The Ministry of Industry and Trade will further restrict the import of luxury goods this year in a move to keep the trade deficit at roughly 13 billion USD.
Products subject to import restriction will include consumer goods, motorbikes, and vehicles with fewer than nine seats. The ministry has said it will try to limit these types of goods to 5.4 percent of the country's total import value, roughly 6.6 billion USD.
Imports of precious stones and iron, as well as components of cars and motorbikes will also be kept under 5.5 percent (8.7 billion USD).
The ministry said it will create favourable conditions for the importation of materials and parts to be used in local production. It estimated the imports will cost roughly 100 billion USD, up 14 percent over last year.
However, the ministry promised it will work with other relevant ministries to improve current regulations and issue more incentives to encourage investment in local substitutes.

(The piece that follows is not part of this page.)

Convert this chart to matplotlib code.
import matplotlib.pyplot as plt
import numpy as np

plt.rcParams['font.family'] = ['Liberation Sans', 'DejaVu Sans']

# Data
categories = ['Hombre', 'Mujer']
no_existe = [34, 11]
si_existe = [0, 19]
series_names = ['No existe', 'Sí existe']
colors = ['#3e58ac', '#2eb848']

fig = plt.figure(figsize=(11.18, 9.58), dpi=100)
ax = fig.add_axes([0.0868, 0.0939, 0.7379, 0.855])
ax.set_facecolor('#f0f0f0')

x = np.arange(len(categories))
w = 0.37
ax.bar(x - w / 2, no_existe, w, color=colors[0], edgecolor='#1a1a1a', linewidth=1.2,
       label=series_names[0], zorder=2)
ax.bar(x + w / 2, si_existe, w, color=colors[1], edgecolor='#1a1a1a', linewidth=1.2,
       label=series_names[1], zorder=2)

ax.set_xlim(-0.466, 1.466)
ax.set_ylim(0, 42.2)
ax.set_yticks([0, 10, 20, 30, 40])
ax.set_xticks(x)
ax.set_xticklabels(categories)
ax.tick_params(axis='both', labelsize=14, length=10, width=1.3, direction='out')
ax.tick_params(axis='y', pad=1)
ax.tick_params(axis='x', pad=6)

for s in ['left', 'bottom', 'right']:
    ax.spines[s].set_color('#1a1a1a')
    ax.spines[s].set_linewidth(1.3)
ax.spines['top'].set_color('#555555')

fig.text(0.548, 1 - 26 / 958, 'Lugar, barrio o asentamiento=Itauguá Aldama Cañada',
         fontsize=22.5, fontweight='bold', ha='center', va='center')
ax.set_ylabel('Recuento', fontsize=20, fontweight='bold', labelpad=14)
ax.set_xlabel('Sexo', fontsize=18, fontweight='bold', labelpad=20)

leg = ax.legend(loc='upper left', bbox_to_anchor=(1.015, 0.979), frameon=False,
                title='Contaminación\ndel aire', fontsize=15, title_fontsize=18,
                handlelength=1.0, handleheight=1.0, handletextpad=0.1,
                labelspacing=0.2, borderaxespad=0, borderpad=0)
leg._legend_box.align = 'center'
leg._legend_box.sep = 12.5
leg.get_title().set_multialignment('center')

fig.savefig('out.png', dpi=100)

It will also ask relevant ministries and agencies to restrict investment in non-production sectors. State-owned groups, corporations and companies will be required to establish local production lines in a timely manner.
The ministry plans to speed development of areas dedicated to the processing of petroleum, coal, feed, fertiliser, chemicals, plastics, textiles, accessories, footwear and steel, which are currently all products with high import values.
The country this year is expected to spend roughly 121.8 billion USD on imports, up 15.2 percent over last year.